Weierstrass form of genus one $y^{10} z^{30} - 8000 y^{4} z^{20} + 12800000 z^{20} + 1600 y^{2} z^{10} - 64=0$ Related to the n-conjecture.
We are looking for Weierstrass form and map from it of the genus one curve:
$$ y^{10} z^{30} - 8000 y^{4} z^{20} + 12800000 z^{20} + 1600 y^{2} z^{10} - 64=0 $$
It is of degree $40$ and has only five monomials.
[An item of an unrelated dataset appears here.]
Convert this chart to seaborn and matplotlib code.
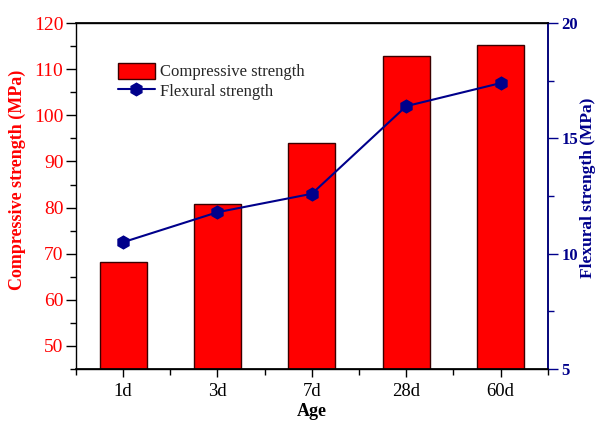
import matplotlib
matplotlib.use("Agg")
import matplotlib.pyplot as plt
import seaborn as sns
import pandas as pd
from matplotlib.patches import Patch
from matplotlib.lines import Line2D
from matplotlib.ticker import MultipleLocator, FixedLocator

ages = ["1d", "3d", "7d", "28d", "60d"]
compressive = [68.2, 80.8, 94.1, 112.8, 115.2]
flexural = [10.5, 11.8, 12.6, 16.4, 17.4]

sns.set_theme(style="white")
plt.rcParams['font.family'] = ['Liberation Serif', 'DejaVu Serif']

df = pd.DataFrame({"Age": ages, "Compressive": compressive, "Flexural": flexural})

fig = plt.figure(figsize=(5.98, 4.21), dpi=100)
ax = fig.add_axes([0.127, 0.1235, 0.789, 0.8215])

sns.barplot(data=df, x="Age", y="Compressive", ax=ax, color="#ff0000",
            saturation=1, width=0.5, edgecolor="#3a0000", linewidth=1.0)
ax2 = ax.twinx()
navy = "#00008b"
red = "#ff0000"
sns.pointplot(data=df, x="Age", y="Flexural", ax=ax2, color=navy,
              markers="h", linestyles="-", markersize=9, linewidth=1.5)

ax.set_xlim(-0.5, 4.5)
ax.set_ylim(45, 120)
ax2.set_ylim(5, 20)
ax2.set_xlim(-0.5, 4.5)

ax.set_yticks([50, 60, 70, 80, 90, 100, 110, 120])
ax.yaxis.set_minor_locator(MultipleLocator(5))
ax.xaxis.set_minor_locator(FixedLocator([-0.5, 0.5, 1.5, 2.5, 3.5, 4.5]))
ax2.set_yticks([5, 10, 15, 20])
ax2.yaxis.set_minor_locator(MultipleLocator(2.5))

ax.tick_params(axis="y", which="major", direction="out", length=7, width=1,
               colors="black", labelcolor=red, labelsize=14, left=True, pad=2)
ax.tick_params(axis="y", which="minor", direction="out", length=4, width=1,
               color="black", left=True)
ax.tick_params(axis="x", which="major", direction="out", length=6, width=1,
               colors="black", labelsize=13.5, bottom=True, pad=4)
ax.tick_params(axis="x", which="minor", direction="out", length=4, width=1,
               color="black", bottom=True)
ax2.tick_params(axis="y", which="major", direction="out", length=7, width=1,
                colors=navy, labelsize=12, right=True, pad=3)
ax2.tick_params(axis="y", which="minor", direction="out", length=4, width=1,
                color=navy, right=True)
for lab in ax2.get_yticklabels():
    lab.set_fontweight("bold")

for sp in ["left", "top", "bottom"]:
    ax.spines[sp].set_color("black")
    ax.spines[sp].set_linewidth(1)
ax2.spines["right"].set_color(navy)
ax2.spines["right"].set_linewidth(1.2)
ax2.spines["left"].set_visible(False)
ax2.spines["top"].set_color("black")
ax2.spines["bottom"].set_color("black")

ax.set_xlabel("Age", fontsize=13, fontweight="bold", color="black", labelpad=2)
ax.set_ylabel("Compressive strength (MPa)", fontsize=13, fontweight="bold",
              color=red)
ax.yaxis.set_label_coords(-0.106, 0.546)
ax2.set_ylabel("Flexural strength (MPa)", fontsize=12.5, fontweight="bold",
               color=navy, rotation=90)
ax2.yaxis.set_label_coords(1.069, 0.523)

handles = [
    Patch(facecolor=red, edgecolor="#3a0000", linewidth=1.0),
    Line2D([0], [0], color=navy, marker="h", markersize=9, linewidth=1.5),
]
ax2.legend(handles, ["Compressive strength", "Flexural strength"],
           loc="upper left", bbox_to_anchor=(0.075, 0.905), frameon=False,
           fontsize=12, handlelength=2.2, handleheight=1.1,
           handletextpad=0.3, labelspacing=0.1, borderaxespad=0)

fig.savefig("out.png", dpi=100)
Added We suspect there are finite number of rational points (likely none).
So the Weierstrass form may be over number field with monic defining polynomial with integer coefficients. The rank must be positive in addition. This relaxation might help Magma (we don't have it).

Maple gave weird error.
In machine readable form:
y^10*z^30-8000*y^4*z^20+1600*z^10*y^2+12800000*z^20-64

 A: (a) The given curve is irreducible over $\mathbb Q$, but reducible over $\mathbb Q(\sqrt[5]{2})$. So it does not have a Weierstrass form, and each rational point has to be a singularity. The curve however does not have rational singularities (there are two on the projective completion though). 
(b) From the latest comments by the OP it has become clear that he wants a Weierstrass model for a component of the curve. Set $\alpha=\sqrt[5]{2}$. Then the curve given by $y^2z^6 + 20\alpha^2z^4 -2\alpha=0$ is one of the algebraically conjugate components. Over $\mathbb Q(\alpha,\sqrt[4]{20})$ this is easily brought into Weierstrassform by hand.
What follows was written before I realized that the curve isn't absolutely irreducible. So it may help in such situations, though it has little value (and lacking correctness) here.
The following works: Set $F(y,z)=y^{5} z^{3} - 8000 y^{2} z^{2} + 12800000 z^{2} + 1600 y z - 64$. Then your elliptic curve $C$ is the solution set of $F(y^2,z^{10})=0$. Let $C'$ and $X$ be the solution sets of $F(y^2,z)=0$ and $F(y,z)=0$. So there are natural covers $C\to C'\to X$. Note that $C'$ has genus $1$, and $X$ has genus $0$.
Maple easily finds a rational parametrizaton of $X$. After some simplifications we see that $y=s^3-20s$, $z=\frac{4}{s^5}$ is a parametrization of $F(y,z)=0$.
So a Weierstrass form of $C'$ is given by $E':y^2=s^3-20s$, and $\alpha':E'\to C'$, $(s,y)\mapsto(\frac{4}{s^5},y)$ is birational. Let $\alpha:E\to C$ be a birational map (defined over some number field) of a Weierstrass model $E$ of $C$, and $\psi:C\to C'$ be the natural map $(z,y)\mapsto (z^{10},y)$.
Then $\alpha'^{-1}\circ\psi\circ\alpha$ is an isogeny $E\to E'$ of degree $10$.
If a non-singular model of $C$ had a rational point, then $E$ and $\alpha$ could be defined over $\mathbb Q$, and $E'$ would have an isogeny of degree $10$ defined over $\mathbb Q$. However, the $5$-division polynomial of $E'$ does not have a quadratic factor over $\mathbb Q$, so $E'$ and then also $E$ has no rational isogeny of degree $5$, and therefore also none of degree $10$.
In particular, as expected by the OP, $C$ has only finitely many rational points.
How to explicitly find $E$ and $\alpha$? Using (for instance) Sage one can find $E$ and an isogeny $\mu:E\to E'$ of degree $10$. (First find the degree $10$ isogeny $E'\to E$, then take its dual.) Finding $\alpha$ amounts to expressing a generic point $(z,y)\in C$ in terms of the generic point $(u,v)\in E$. This should be doable via $(z^{10},y)=\psi((z,y))=\alpha'(\mu((u,v))$, because we can compute everything on the right hand side.